Na “cidade”, como se diz, ele percebia toda a sua inferioridade de inteligência, de educação; a sua rusticidade, diante daqueles rapazes a conversar sobre coisas de que ele não entendia e a trocar pilhérias; em face da sofreguidão com que liam os placards1 dos jornais, tratando de assuntos cuja importância ele não avaliava, Cassi vexava-se de não suportar a leitura; comparando o desembaraço com que os fregueses pediam bebidas variadas e esquisitas, lembrava-se que nem mesmo o nome delas sabia pronunciar; olhando aquelas senhoras e moças que lhe pareciam rainhas e princesas, tal e qual o bárbaro que viu, no Senado de Roma, só reis, sentia-se humilde; enfim, todo aquele conjunto de coisas finas, de atitudes apuradas, de hábitos de polidez e urbanidade, de franqueza no gastar, reduziam-lhe a personalidade de medíocre suburbano, de vagabundo doméstico, a quase coisa alguma.

(Clara dos Anjos, 2012.)

1placards: nome que se dava às tabuletas que traziam resultados de competições esportivas, publicados nos jornais.



a) “no meio da multidão que jorrava das portas da Central, cheia da honesta pressa de quem vai trabalhar” (1º parágrafo).

Identifique as figuras de linguagem utilizadas pelo narrador nas expressões sublinhadas.

b) Reescreva o trecho “lembrava-se que nem mesmo o nome delas sabia pronunciar” (2º parágrafo), empregando a ordem direta e adequando-o à norma-padrão da língua escrita.

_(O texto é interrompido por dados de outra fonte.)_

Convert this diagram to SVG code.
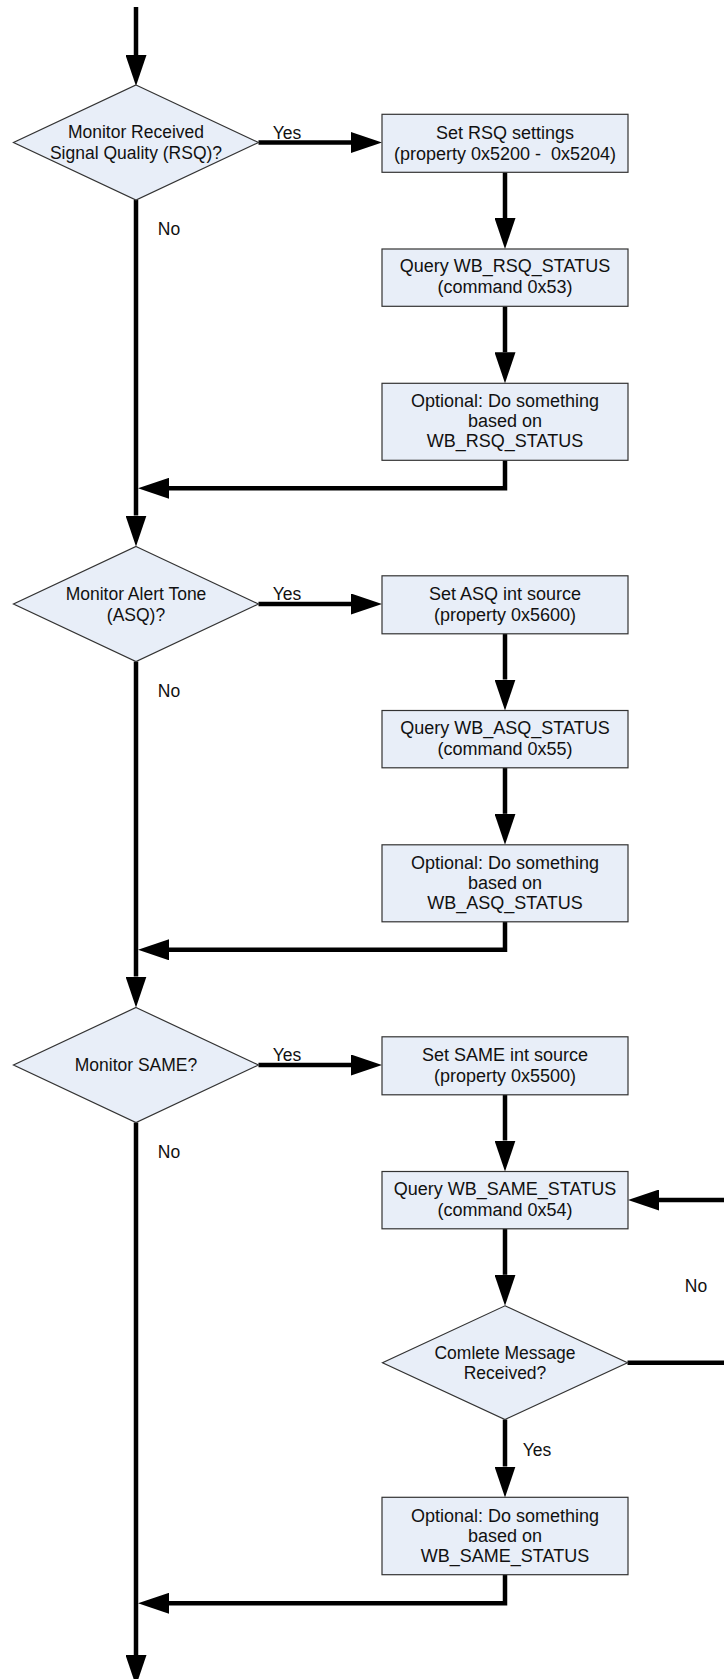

a) No primeiro caso, há uma metáfora. Já no segundo caso, há mais de uma possibilidade de resposta: personificação (prosopopeia), hipálage ou hipérbato (inversão).
Observação: ao afirmar que a multidão “jorrava”, explora-se o traço de semelhança entre a intensidade com que pessoas deixavam a estação e a intensidade com que líquidos eventualmente podem ser expelidos.
Já em “honesta pressa” atribui-se uma característica humana, a honestidade, ao substantivo abstrato “pressa”, daí a personificação (ou prosopopeia). Há também hipálage, que é uma figura pela qual se atribui a certas palavras de uma frase o que convém logicamente a outras da mesma frase; no caso, atribui-se o traço de honestidade à “pressa”, quando esse traço convém à “multidão”. Por fim, há também um hipérbato (ou inversão), por conta da anteposição do adjetivo em relação ao substantivo.

b) Reescrevendo, tem-se: “Lembrava-se de que nem mesmo sabia pronunciar o nome delas.”
Observação: o verbo “lembrar”, quando pronominal, é transitivo indireto e rege a preposição “de”.